The final entry in my month-long celebration of all things Halloween
The big night is finally upon us and that means my last Halloween-themed blog. I’ve always enjoyed reading about “real-life” stories of the supernatural so I thought it’d be a fitting way to end my series with a quick sampling of a few paranormal happenings from Japan—a country that definitely loves its ghost stories. Happy Halloween! Wishing everyone a fun and safe time! Don’t forget to submit photos of your costumes. Info here.
People who allegedly possess psychic abilities have claimed to be able to do a number of amazing things from peering into the future to being able to heal diseases with a touch. But one of the more interesting skills is that of nensha which is the ability to project thought images onto undeveloped photographic dry plates. In other words, the person thinks of an image and it appears “magically” on a photograph. In the early 20th century, a number of Japanese psychics claimed to be able to do this and a cottage industry of sorts was born. Many of these people were exposed as frauds and even committed suicide, but one such psychic who couldn’t be so easily dismissed was Mita Koichi.
Born in Miyagi Prefecture in 1885, Mita started exhibiting psychic abilities, especially clairvoyance at an early age. At the age of 23, he founded Seishin Shuyodan (“Spirit Training Group”), a new religious sect. Through his sect, he traveled across Japan displaying his psychic powers.
After reading about nensha in 1914, Mita started experimenting with it. On October 16, 1916, he demonstrated his new skills in front of 2,000 people gathered in Gifu Prefecture. By all accounts, he successfully projected images of everything from an image of Ogaki Castle and various Japanese kanji characters onto the photographic plates. Mita continued to display his talents in front of audiences ranging from 3,000 to 3,600 people and though never exposed as a fraud, some people remained skeptical. So he decided to project an image onto a plate that not only he, but no one else on earth at the time, could have seen. He was going to project an image of the dark side of the moon.
On June 24, 1931, Mita successfully projected images of what he claimed to be the dark side of the moon onto two plates. Of course, there was no way to verify the accuracy of these pictures then. But after the first space photos of the dark side of the moon were taken in 1959, Dr. Goto Motoki, who was the president of Japan’s Agency of Industrial Science and Technology, studied Mita’s images and declared they were completely similar to the real photos shot from space.
THE HAUNTED TREE
In Gifu Prefecture in central Japan, there is a famous persimmon tree at the Fukugenji temple in the town of Yoro that the locals consider unique. They believe that human hair grows out of the tree. Many supernatural occurrences are said to take place at the temple and today no monks live there—all of them having been frightened away by unexplained phenomenon.
The persimmon tree is located in the cemetery behind the temple and is considered the source of the temple’s hauntings. At night, the tree is often said to be engulfed by an eerie blue light and if you burn the branches that contain the human hair, it’s supposed to actually smell like real burning hair. Although to try to do anything harmful to the tree is believed to bring bad luck. According to the locals, everyone who has tried to remove the hair from the tree or even pick its fruit have soon died from mysterious “accidents.”
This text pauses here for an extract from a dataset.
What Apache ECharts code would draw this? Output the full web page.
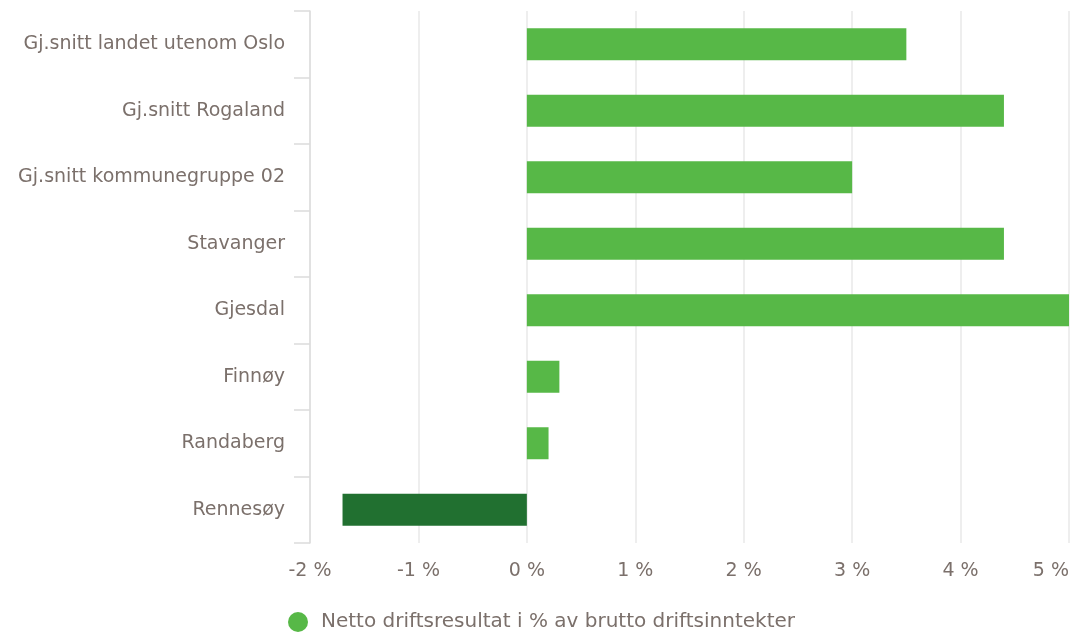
<!DOCTYPE html>
<html>
<head>
<meta charset="utf-8">
<script src="https://cdn.jsdelivr.net/npm/echarts@6/dist/echarts.min.js"></script>
<style>
html, body { margin: 0; padding: 0; background: #fff; }
#chart { width: 1074px; height: 637px; }
</style>
</head>
<body>
<div id="chart"></div>
<script>
var categories = ['Gj.snitt landet utenom Oslo', 'Gj.snitt Rogaland', 'Gj.snitt kommunegruppe 02',
    'Stavanger', 'Gjesdal', 'Finnøy', 'Randaberg', 'Rennesøy'];
var values = [3.5, 4.4, 3.0, 4.4, 5.0, 0.3, 0.2, -1.7];
var highlighted = ['Rennesøy'];
var xTicks = [-2, -1, 0, 1, 2, 3, 4, 5];
var seriesName = 'Netto driftsresultat i % av brutto driftsinntekter';

var textColor = '#7b706b';
var fontFamily = '"DejaVu Sans", sans-serif';

var chart = echarts.init(document.getElementById('chart'));

// kategori-aksen går ovenfra og ned
var cats = categories.slice().reverse();
var data = values.slice().reverse().map(function (v, i) {
    var name = cats[i];
    return {
        value: v,
        itemStyle: {color: highlighted.indexOf(name) >= 0 ? '#217030' : '#57b847'}
    };
});

chart.setOption({
    animation: false,
    textStyle: {fontFamily: fontFamily},
    grid: {left: 310, right: 5, top: 11, bottom: 94, containLabel: false, outerBoundsMode: 'none'},
    legend: {
        bottom: 0,
        left: 283,
        icon: 'circle',
        itemWidth: 20,
        itemHeight: 20,
        itemGap: 12,
        textStyle: {color: textColor, fontSize: 20, fontFamily: fontFamily, padding: [0, 0, 0, 8]},
        data: [seriesName]
    },
    xAxis: {
        type: 'value',
        min: xTicks[0],
        max: xTicks[xTicks.length - 1],
        interval: 1,
        axisLine: {show: false},
        axisTick: {show: false},
        axisLabel: {
            color: textColor,
            fontSize: 19,
            margin: 19,
            alignMaxLabel: 'right',
            formatter: function (v) {
                return v + ' %';
            }
        },
        splitLine: {lineStyle: {color: '#e8e8e8', width: 1.5}}
    },
    yAxis: {
        type: 'category',
        data: cats,
        axisLine: {show: true, onZero: false, lineStyle: {color: '#dcdcdc', width: 1.5}},
        axisTick: {show: true, length: 16, lineStyle: {color: '#dcdcdc', width: 1.5}},
        axisLabel: {color: textColor, fontSize: 19, margin: 25}
    },
    series: [{
        name: seriesName,
        type: 'bar',
        barWidth: 32,
        itemStyle: {color: '#57b847'},
        data: data
    }]
});
</script>
</body>
</html>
Legend says that in the 17th century, a young samurai was killed trying to avenge his father and his body buried on the spot where the tree is now. It is thought that his strong desire for vengeance was passed onto the tree, which absorbed the nutrients from his body and started growing hair. Even though a professor at Tokyo Agricultural University is said to have studied the tree and declared the hair a plant that only resembles human hair, locals remain unconvinced and continue to avoid the tree.
THE POSSESSED DOLL AND MORE SUPERNATURAL HAIR
Stories of spirits possessing dolls can be found in many cultures including Japan. The Mannenji temple in Hokkaido houses the “Okiku Doll,” a 30-centimeter tall Japanese doll that belonged to a girl named Okiku. When the doll was first brought to the temple, its hair was cropped. But it’s been reported that its hair has been growing. At one point, it gained 25 additional centimeters; reaching down to the doll’s knees. March 21 has been designated hair-cleaning day and every year on that date, the monks trim its hair but it continues to grow back.
The story goes that a boy named Suzuki Eikichi bought the doll in 1918 for his two-year old sister Okiku. But the following year, Okiku suddenly died. The family placed the doll on their altar and prayed to it everyday in memory of their late daughter. Over time, they noticed the doll’s hair was actually growing. The family gave the doll to the temple and people believe the dead girl’s spirit resides in it. Supposedly, the doll was examined by scientists and they concluded the hair was actually human.